The movie follows the account of Nike’s pursuit of Michael Jordan as the face of their basketball department, in a time where the company’s basketball division was a train wreck.

Sonny Vaccaro, a marketing executive, decides that he wants to gamble Nike’s entire basketball budget on one player: Jordan.

Why?

Because Vaccaro knew Jordan was great, and would become even greater.

Someone who might have missed the boat on that concept, though, is Jordan’s former teammate, Scottie Pippen.

God bless Scottie Pippen. He’s been absolute gold for a few years now.

“I’ve seen Michael Jordan play before I came to the Bulls. You guys have seen him play. He was a horrible player. He was horrible to play with. It was all 1-on-1, shooting bad shots,” Pippen recently told Stacey King on his Gimme the Hot Sauce! podcast a few days ago.

“All of a sudden, we become a team and we start winning. Everybody forgot who he was. He was a player who was really not at the top of his category.”

Scottie Pippen needs some serious help, and every Chicago Bulls fan knows it

According to Pippen, his former teammate was a horrible basketball player before the two of them joined forces.

That would mean that, everything we saw in the film “Air” was completely based on Nike pursuing a worthless basketball player. Vaccaro saw Jordan, thought he was great, even though he wasn’t, and somehow convinced Phil Knight to drop his whole basketball budget.

If Jordan was that bad, Nike probably wouldn’t have given him that endorsement.
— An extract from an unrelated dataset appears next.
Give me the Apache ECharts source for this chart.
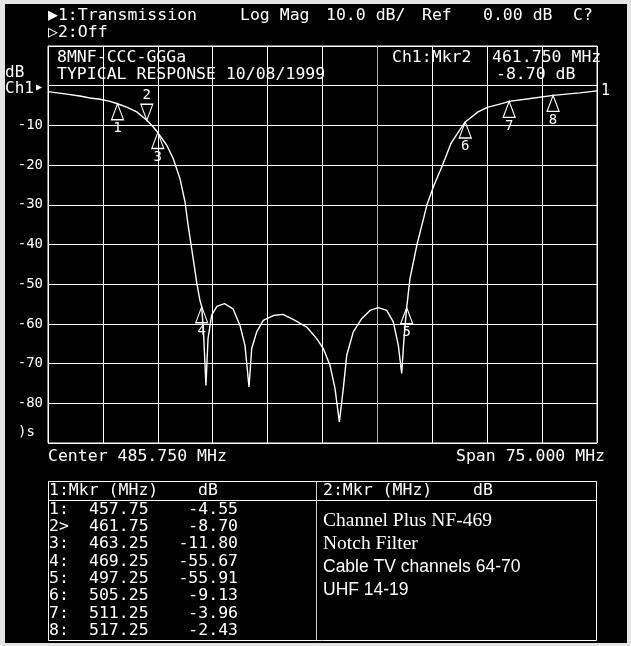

If Jordan was that bad, Vaccaro wouldn’t have been so convicted.

If Jordan was that bad, Dean Smith would not have trusted him, as a freshman, with a game-winning shot in the 1982 men’s NCAA Championship Game. Heck, if Jordan was that bad, Smith wouldn’t have given him court time in the first place, coming from a coach who rarely played freshman all that much.

If Jordan was that bad, the Bulls wouldn’t have spent the third overall pick on him back in the 1984 NBA Draft.

It’s a shame that Pippen has to resort to these shenanigans in order to stay relevant. The man has absolutely lost his mind over the past few years, and quite frankly, it’s sad.

It’s no longer funny. It’s borderline tragic, actually.

Scottie needs some intervention, and we can only hope his loved ones are able to provide him with some clarity one of these years.